OTOH, while digital emulations can often handle max-drive sounds, I'm a little more reserved in my praise when it comes to medium or mild drive sounds. Depending on what it is you want the device to do for you, it could be terrific, or a bit of a disappointment.

Finally, as someone who builds distortion after distortion after distortion after....well, you get the idea, there is a certain point where the differences between them become minimal; a bit like the differences between any two Hounddog Taylor songs...or Santana songs. So, is having 22 distortions at one's fingertips pure luxury? Maybe yes, or maybe....meh.


----------



## guitaristgibson (Dec 23, 2008)

i just want to get the drive zone because im to cheap to buy every overdrive pedal


----------



## Guest (Jan 5, 2009)

guitaristgibson said:


> i just want to get the drive zone because im to cheap to buy every overdrive pedal


But do you need every drive pedal? Is a poor facsimile of all those drive pedals better than one well implemented clone (or even the real thing)? I don't think so, but you may hold a different opinion.


----------



## mhammer (Nov 30, 2007)

Often, the only difference between one distortion and another is that one has a bit more gain or sets the clipping threshold differently. In the case of a lot of those 2 and 3-knobbers, often it is just the EQ preset. Heck, DOD has developed almost an entire catalog of distortion pedals whose only real difference is a bit of selective boost here and there.

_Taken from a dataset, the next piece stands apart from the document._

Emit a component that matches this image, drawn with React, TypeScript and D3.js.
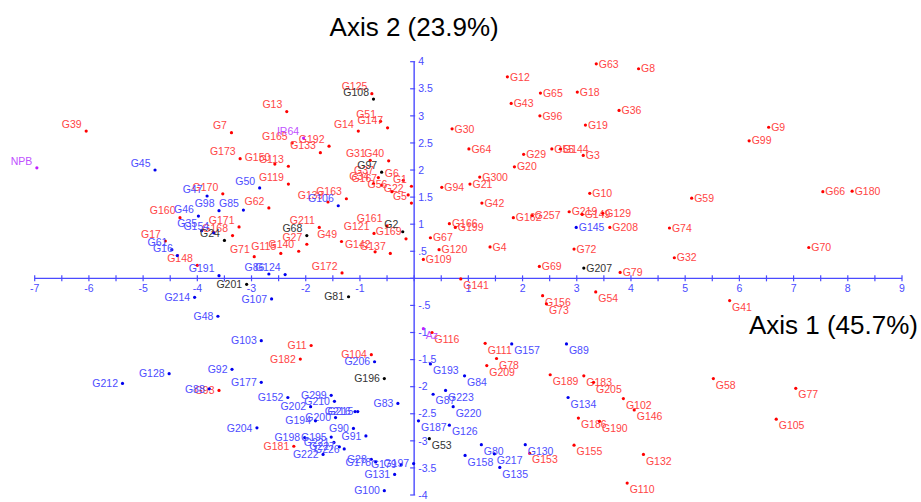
import * as d3 from 'd3';

// [label, axis1, axis2]
const RED: [string, number, number][] = [
  ['G39', -6.05, 2.72], ['G7', -3.37, 2.69], ['G173', -3.21, 2.21], ['G13', -2.35, 3.08],
  ['G125', -0.78, 3.41], ['G51', -0.62, 2.9], ['G147', -0.49, 2.78], ['G14', -1.03, 2.72],
  ['G165', -2.25, 2.5], ['G192', -1.57, 2.44], ['G133', -1.73, 2.32], ['G150', -2.57, 2.11],
  ['G113', -2.32, 2.07], ['G119', -2.32, 1.74], ['G170', -3.53, 1.56], ['G62', -2.68, 1.3],
  ['G160', -4.32, 1.12], ['G171', -3.23, 0.95], ['G168', -3.35, 0.79], ['G17', -4.59, 0.69],
  ['G148', -4.0, 0.24], ['G71', -2.95, 0.4], ['G115', -2.46, 0.46], ['G140', -2.13, 0.5],
  ['G27', -1.98, 0.63], ['G211', -1.75, 0.94], ['G49', -1.34, 0.68], ['G121', -0.74, 0.83],
  ['G161', -0.5, 0.97], ['G169', -0.15, 0.73], ['G142', -0.72, 0.49], ['G137', -0.44, 0.46],
  ['G172', -1.33, 0.1], ['G163', -1.25, 1.47], ['G139', -1.59, 1.41], ['G31', -0.81, 2.18],
  ['G40', -0.47, 2.17], ['G6', -0.2, 1.81], ['G1', -0.05, 1.7], ['G22', -0.11, 1.54],
  ['G5', -0.05, 1.39], ['G37', -0.66, 1.86], ['G34', -0.75, 1.75], ['G167', -0.6, 1.72],
  ['G56', -0.41, 1.6],
  ['G63', 3.36, 3.96], ['G8', 4.14, 3.87], ['G12', 1.72, 3.72], ['G65', 2.33, 3.42],
  ['G18', 3.01, 3.44], ['G43', 1.79, 3.23], ['G96', 2.32, 3.0], ['G36', 3.78, 3.1],
  ['G30', 0.7, 2.76], ['G19', 3.16, 2.83], ['G64', 1.01, 2.39], ['G29', 2.02, 2.29],
  ['G55', 2.54, 2.39], ['G144', 2.7, 2.39], ['G3', 3.12, 2.27], ['G20', 1.85, 2.06],
  ['G300', 1.21, 1.87], ['G94', 0.51, 1.68], ['G21', 1.03, 1.74], ['G10', 3.24, 1.57],
  ['G42', 1.25, 1.39], ['G9', 6.54, 2.79], ['G99', 6.18, 2.54], ['G59', 5.12, 1.48],
  ['G66', 7.54, 1.6], ['G180', 8.08, 1.61], ['G162', 1.83, 1.12], ['G257', 2.18, 1.16],
  ['G219', 2.86, 1.23], ['G149', 3.1, 1.18], ['G129', 3.48, 1.2], ['G208', 3.61, 0.94],
  ['G166', 0.65, 1.01], ['G199', 0.76, 0.94], ['G67', 0.3, 0.75], ['G120', 0.46, 0.53],
  ['G109', 0.17, 0.35], ['G4', 1.4, 0.58], ['G72', 2.95, 0.54], ['G69', 2.31, 0.22],
  ['G79', 3.8, 0.11], ['G74', 4.71, 0.93], ['G32', 4.8, 0.38], ['G70', 7.28, 0.57],
  ['G141', 0.86, -0.01], ['G156', 2.37, -0.32], ['G73', 2.44, -0.47], ['G54', 3.35, -0.25],
  ['G41', 5.82, -0.41], ['G116', 0.33, -1.0], ['G111', 1.31, -1.2], ['G78', 1.52, -1.48],
  ['G209', 1.34, -1.61], ['G189', 2.51, -1.78], ['G183', 3.13, -1.8], ['G205', 3.31, -1.92],
  ['G102', 3.86, -2.22], ['G146', 4.06, -2.43], ['G186', 3.03, -2.58], ['G190', 3.42, -2.64],
  ['G153', 2.13, -3.23], ['G155', 2.95, -3.08], ['G132', 4.23, -3.25], ['G110', 3.93, -3.78],
  ['G58', 5.52, -1.85], ['G77', 7.04, -2.03], ['G105', 6.68, -2.6],
  ['G11', -1.9, -1.24], ['G182', -2.1, -1.49], ['G104', -0.79, -1.41], ['G93', -3.6, -2.07],
  ['G181', -2.22, -3.1],
];

const BLUE: [string, number, number][] = [
  ['G45', -4.78, 2.0], ['G47', -3.82, 1.52], ['G50', -2.85, 1.67], ['G98', -3.6, 1.25],
  ['G85', -3.15, 1.26], ['G46', -3.98, 1.15], ['G35', -3.92, 0.88], ['G154', -3.7, 0.84],
  ['G61', -4.47, 0.53], ['G16', -4.37, 0.42], ['G191', -3.6, 0.05], ['G86', -2.68, 0.08],
  ['G124', -2.38, 0.07], ['G106', -1.4, 1.34], ['G145', 2.99, 0.94],
  ['G214', -4.05, -0.35], ['G48', -3.62, -0.7], ['G107', -2.63, -0.38], ['G103', -2.82, -1.15],
  ['G206', -0.73, -1.54], ['G92', -3.36, -1.68], ['G177', -2.82, -1.92], ['G212', -5.38, -1.94],
  ['G128', -4.52, -1.76], ['G88', -3.78, -2.04], ['G152', -2.33, -2.2], ['G299', -1.53, -2.16],
  ['G210', -1.47, -2.27], ['G202', -1.91, -2.37], ['G83', -0.3, -2.31], ['G216', -1.09, -2.46],
  ['G215', -1.04, -2.46], ['G200', -1.45, -2.57], ['G194', -1.82, -2.63], ['G204', -2.9, -2.76],
  ['G90', -1.12, -2.77], ['G91', -0.89, -2.91], ['G198', -2.02, -2.94], ['G195', -1.53, -2.93],
  ['G221', -1.48, -3.03], ['G226', -1.29, -3.15], ['G227', -1.38, -3.11], ['G222', -1.68, -3.25],
  ['G28', -0.79, -3.34], ['G178', -0.71, -3.39], ['G179', -0.24, -3.44], ['G197', -0.01, -3.42],
  ['G131', -0.36, -3.62], ['G100', -0.55, -3.92],
  ['G157', 1.8, -1.21], ['G89', 2.81, -1.21], ['G193', 0.3, -1.58], ['G84', 0.93, -1.8],
  ['G87', 0.35, -2.14], ['G223', 0.58, -2.07], ['G220', 0.72, -2.37], ['G134', 2.84, -2.2],
  ['G187', 0.08, -2.63], ['G126', 0.65, -2.71], ['G80', 1.24, -3.07], ['G130', 2.05, -3.07],
  ['G158', 0.94, -3.27], ['G217', 1.48, -3.24], ['G135', 1.58, -3.49],
];

const BLACK: [string, number, number][] = [
  ['G108', -0.75, 3.31], ['G97', -0.6, 1.96], ['G68', -1.98, 0.79], ['G24', -3.5, 0.7],
  ['G2', -0.21, 0.86], ['G201', -3.09, -0.11], ['G81', -1.21, -0.34], ['G196', -0.55, -1.85],
  ['G207', 3.13, 0.19], ['G53', 0.28, -2.96],
];

const CHECKS: [string, number, number][] = [
  ['NPB', -6.96, 2.04], ['IR64', -2.04, 2.59], ['Az', 0.17, -0.93],
];

const GROUPS = [
  { pts: RED, dot: '#ff0000', text: '#ff4545' },
  { pts: BLUE, dot: '#0000ee', text: '#4d4dff' },
  { pts: BLACK, dot: '#000000', text: '#333333' },
  { pts: CHECKS, dot: '#c020ff', text: '#c050ff' },
];

const X_TICKS = d3.range(-7, 9.01, 0.5);
const Y_TICKS = d3.range(-4, 4.01, 0.5);

const W = 921;
const H = 502;
const AXIS = '#4a4aff';
const FONT = '"Liberation Sans", Arial, sans-serif';

export default function App() {
  const x = d3.scaleLinear().domain([-7, 9]).range([34.7, 902]);
  const y = d3.scaleLinear().domain([-4, 4]).range([495, 61.7]);
  const x0 = x(0);
  const y0 = y(0);

  // label sits by quadrant: left side ends before the dot, right side starts after it
  const labelPos = (px: number, py: number, vx: number, vy: number) => {
    if (vx >= 0) return { tx: px + 2.5, ty: vy >= 0 ? py : py + 6.5, anchor: 'start' };
    return { tx: px - 4.5, ty: vy >= 0 ? py - 7 : py, anchor: 'end' };
  };

  return (
    <svg width={W} height={H} style={{ position: 'absolute', left: 0, top: 0, background: '#fff' }}
      fontFamily={FONT}>
      <line x1={x(-7)} x2={x(9)} y1={y0} y2={y0} stroke={AXIS} strokeWidth={1.4} />
      <line x1={x0} x2={x0} y1={y(4)} y2={y(-4)} stroke={AXIS} strokeWidth={1.4} />
      {X_TICKS.map((t) => (
        <g key={'x' + t}>
          <line x1={x(t)} x2={x(t)} y1={y0 - 3} y2={y0 + 3} stroke={AXIS} strokeWidth={1.2} />
          {Number.isInteger(t) && t !== 0 && (
            <text x={x(t)} y={y0 + 14} fontSize={10.5} fill={AXIS} textAnchor="middle">{t}</text>
          )}
        </g>
      ))}
      {Y_TICKS.map((t) => (
        <g key={'y' + t}>
          <line x1={x0 - 4} x2={x0 + 1} y1={y(t)} y2={y(t)} stroke={AXIS} strokeWidth={1.2} />
          {t !== 0 && (
            <text x={x0 + 4} y={y(t)} dy="0.35em" fontSize={10.5} fill={AXIS}>
              {String(t).replace('0.', '.')}
            </text>
          )}
        </g>
      ))}
      {GROUPS.map((g, gi) => (
        <g key={gi}>
          {g.pts.map(([name, vx, vy]) => {
            const px = x(vx);
            const py = y(vy);
            const l = labelPos(px, py, vx, vy);
            return (
              <g key={name}>
                <circle cx={px} cy={py} r={1.6} fill={g.dot} />
                <text x={l.tx} y={l.ty} dy="0.35em" fontSize={10.5} fill={g.text}
                  textAnchor={l.anchor as any}>{name}</text>
              </g>
            );
          })}
        </g>
      ))}
      <text x={x0} y={36} fontSize={26} textAnchor="middle" fill="#000">Axis 2 (23.9%)</text>
      <text x={918} y={334} fontSize={26} textAnchor="end" fill="#000">Axis 1 (45.7%)</text>
    </svg>
  );
}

I loaned Ian a pedal of my own over the holidays that aimed for "instant Slash", and is pretty much able to do it. All it is inside is a Distortion+ with a little more gain, a little more bass, and a little resonant boosting at the right spots. No great innovative design whatsoever; a bit like folding a pizza over and calling it Calzone.

This is all the long way of saying that a couple of distortions and an EQ pedal can often nail a huge chunk of the distortion spectrum.

Where the OD-20 would have advantage is in managing all that stuff as presets. Admitedly, something that might be cumbersome and involve a lot of bending over with a trio of distortions and a graphic EQ.


----------